● **Material for this exercise**
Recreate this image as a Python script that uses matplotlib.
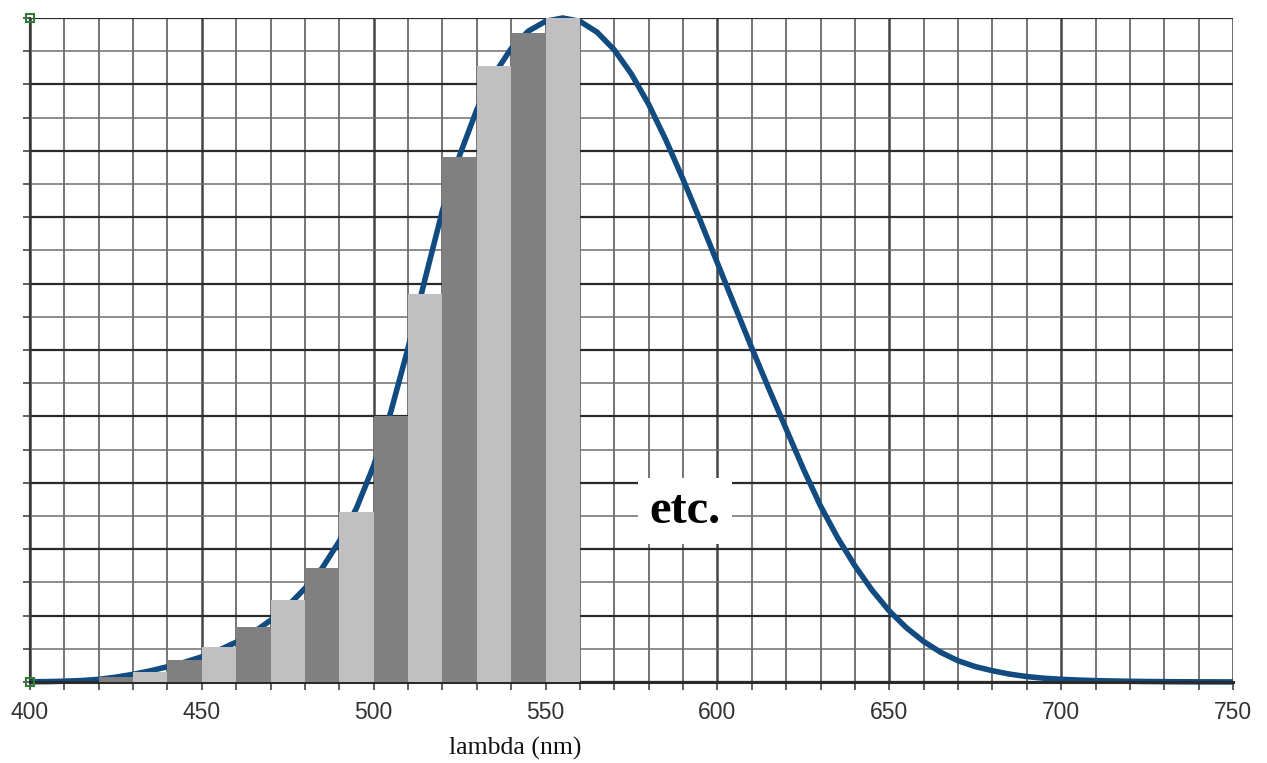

--

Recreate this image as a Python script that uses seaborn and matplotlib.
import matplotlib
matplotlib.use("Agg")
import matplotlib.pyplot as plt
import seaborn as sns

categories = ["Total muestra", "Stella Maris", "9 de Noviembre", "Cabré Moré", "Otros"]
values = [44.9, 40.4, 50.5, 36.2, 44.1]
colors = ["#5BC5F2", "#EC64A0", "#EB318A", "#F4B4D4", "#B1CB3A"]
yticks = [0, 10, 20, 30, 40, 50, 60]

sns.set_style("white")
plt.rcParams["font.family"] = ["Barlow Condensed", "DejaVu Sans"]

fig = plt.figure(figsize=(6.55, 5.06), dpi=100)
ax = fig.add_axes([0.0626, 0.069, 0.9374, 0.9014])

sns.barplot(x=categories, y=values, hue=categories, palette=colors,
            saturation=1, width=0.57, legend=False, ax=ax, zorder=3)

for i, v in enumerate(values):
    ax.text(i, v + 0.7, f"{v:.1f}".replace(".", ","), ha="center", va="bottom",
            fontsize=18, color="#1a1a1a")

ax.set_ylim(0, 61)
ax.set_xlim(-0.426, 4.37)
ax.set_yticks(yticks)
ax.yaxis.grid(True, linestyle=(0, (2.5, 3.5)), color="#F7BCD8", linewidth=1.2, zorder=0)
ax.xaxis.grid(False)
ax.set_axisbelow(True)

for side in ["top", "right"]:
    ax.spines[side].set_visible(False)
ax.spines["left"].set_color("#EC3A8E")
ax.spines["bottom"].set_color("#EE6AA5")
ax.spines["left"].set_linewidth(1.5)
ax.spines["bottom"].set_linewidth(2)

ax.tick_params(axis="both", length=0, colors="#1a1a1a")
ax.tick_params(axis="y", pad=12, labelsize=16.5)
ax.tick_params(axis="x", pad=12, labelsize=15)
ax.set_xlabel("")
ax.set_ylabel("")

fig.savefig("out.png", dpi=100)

...

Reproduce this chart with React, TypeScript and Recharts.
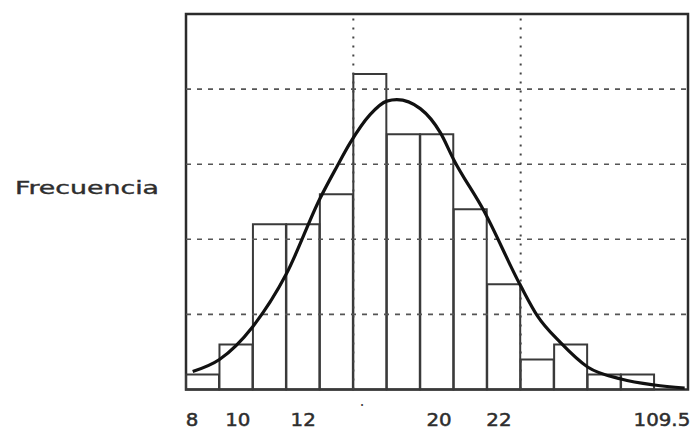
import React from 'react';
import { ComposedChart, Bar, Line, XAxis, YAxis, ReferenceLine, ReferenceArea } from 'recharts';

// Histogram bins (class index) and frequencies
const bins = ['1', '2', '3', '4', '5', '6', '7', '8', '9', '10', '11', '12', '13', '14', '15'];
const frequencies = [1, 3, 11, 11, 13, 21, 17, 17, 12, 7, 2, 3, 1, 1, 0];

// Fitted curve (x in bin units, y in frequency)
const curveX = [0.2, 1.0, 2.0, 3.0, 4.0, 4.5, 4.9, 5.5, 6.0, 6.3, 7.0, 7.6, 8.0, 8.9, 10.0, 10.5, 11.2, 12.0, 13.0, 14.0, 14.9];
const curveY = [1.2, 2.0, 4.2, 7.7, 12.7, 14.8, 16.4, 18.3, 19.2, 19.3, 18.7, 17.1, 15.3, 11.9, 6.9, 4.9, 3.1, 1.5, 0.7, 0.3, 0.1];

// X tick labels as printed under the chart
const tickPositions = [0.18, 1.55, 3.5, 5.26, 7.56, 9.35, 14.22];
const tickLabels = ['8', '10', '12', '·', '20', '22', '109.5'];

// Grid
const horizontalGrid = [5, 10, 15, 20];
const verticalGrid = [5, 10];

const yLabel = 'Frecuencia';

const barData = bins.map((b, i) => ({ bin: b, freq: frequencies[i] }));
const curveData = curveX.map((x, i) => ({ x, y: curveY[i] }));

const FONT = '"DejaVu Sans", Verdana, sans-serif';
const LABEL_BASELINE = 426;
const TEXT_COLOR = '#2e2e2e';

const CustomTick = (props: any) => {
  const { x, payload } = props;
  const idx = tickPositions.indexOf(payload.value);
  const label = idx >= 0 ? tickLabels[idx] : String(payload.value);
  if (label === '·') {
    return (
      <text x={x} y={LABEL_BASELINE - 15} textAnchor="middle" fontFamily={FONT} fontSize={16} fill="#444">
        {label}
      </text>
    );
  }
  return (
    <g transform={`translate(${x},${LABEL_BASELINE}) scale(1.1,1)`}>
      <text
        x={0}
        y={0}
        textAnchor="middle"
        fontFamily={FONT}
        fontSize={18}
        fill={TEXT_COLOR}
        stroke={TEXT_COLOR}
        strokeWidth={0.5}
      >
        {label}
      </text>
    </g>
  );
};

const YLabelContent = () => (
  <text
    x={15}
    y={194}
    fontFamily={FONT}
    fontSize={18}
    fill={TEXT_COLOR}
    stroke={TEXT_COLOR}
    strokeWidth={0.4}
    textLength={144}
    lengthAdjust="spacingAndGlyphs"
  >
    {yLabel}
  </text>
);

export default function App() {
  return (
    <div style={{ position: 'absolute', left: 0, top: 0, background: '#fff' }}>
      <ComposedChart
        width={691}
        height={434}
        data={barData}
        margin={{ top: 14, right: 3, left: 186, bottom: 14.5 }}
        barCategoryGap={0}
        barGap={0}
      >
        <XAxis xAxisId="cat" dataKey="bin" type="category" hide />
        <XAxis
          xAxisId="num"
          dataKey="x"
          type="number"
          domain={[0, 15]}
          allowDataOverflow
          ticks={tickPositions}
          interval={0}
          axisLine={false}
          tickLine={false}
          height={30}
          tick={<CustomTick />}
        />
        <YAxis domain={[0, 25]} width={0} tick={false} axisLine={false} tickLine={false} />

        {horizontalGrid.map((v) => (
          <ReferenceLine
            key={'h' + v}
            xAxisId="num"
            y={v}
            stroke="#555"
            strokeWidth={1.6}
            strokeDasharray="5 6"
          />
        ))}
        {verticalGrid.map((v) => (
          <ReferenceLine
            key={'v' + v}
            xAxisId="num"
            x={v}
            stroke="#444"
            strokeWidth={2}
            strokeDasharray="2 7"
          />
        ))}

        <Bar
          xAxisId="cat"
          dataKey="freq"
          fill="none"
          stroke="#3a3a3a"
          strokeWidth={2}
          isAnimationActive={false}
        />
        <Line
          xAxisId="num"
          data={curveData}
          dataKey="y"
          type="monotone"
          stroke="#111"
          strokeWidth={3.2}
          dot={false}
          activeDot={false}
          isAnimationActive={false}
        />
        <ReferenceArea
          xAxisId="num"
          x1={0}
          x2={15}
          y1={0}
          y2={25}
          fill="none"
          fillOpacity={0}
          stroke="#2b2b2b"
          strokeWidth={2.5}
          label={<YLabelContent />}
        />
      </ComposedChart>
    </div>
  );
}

● **What to work on**
Exactly and only the lines from the line with "Recreate this image as a Python script that uses seaborn" to the line with "import seaborn as sns", both included, are to be printed.

● **Full solution**
Recreate this image as a Python script that uses seaborn and matplotlib.
import matplotlib
matplotlib.use("Agg")
import matplotlib.pyplot as plt
import seaborn as sns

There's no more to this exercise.